One of the major criticisms of And Just Like That is that the women are repeatedly made to atone for the sins of the series’ past. What are your thoughts on AJLT? 

Garroni: It was a massive overcorrection. You just sort of crash-landed into this new show, which is not called Sex and the City—it’s called And Just Like That. So Michael Patrick King was definitely signaling this is a different show. 

There’s no other example of women of that age working on a television series, being paid what they’re worth. So from that perspective, it’s a very exciting show.

From Getty Images

If it were up to you two, what would happen in this upcoming season of And Just Like That?

Fairless: We would like Charlotte to have a plotline that isn’t about being a wife or a mother. We need Miranda to be broken up with Che, so she can figure out how to date as a queer woman. Carrie needs to be getting back to being fun again. 

Garroni: Carrie’s next book [would be] this almost High Fidelity–esque charting of her past relationships so that you could bring back all of her exes.

Fairless: Candace Bushnell is working on her memoirs. So that’s true to life in a sense.

Where does Aidan fit into all of this? 

Fairless: I don’t want it. 

Garroni: If this is a new show, why not give Carrie a new boyfriend? Jon Hamm!
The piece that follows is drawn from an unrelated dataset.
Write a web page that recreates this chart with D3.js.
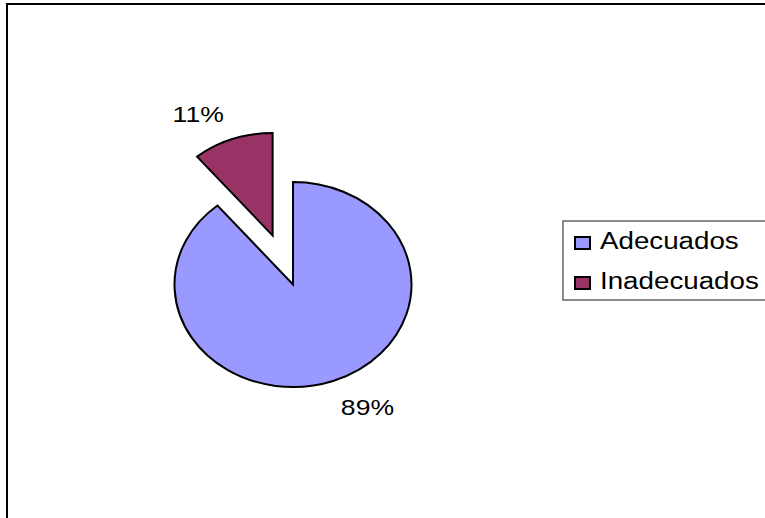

There’s a whole plethora of men who are in their 50s and 60s, who are hot, that could be Carrie’s boyfriend. 

If we are taking this Aidan plotline at face value, I think they make a lot of sense now. For Carrie, Big was her Everest, and she climbed that mountain and lived a life with him. Aidan wanted a family and wanted that traditional life, and somehow that has come to an end. 

Fairles: But he has kids now—he’s not going to try to rope Carrie into that. 

Garroni: I think Carrie has really great stepmom energy.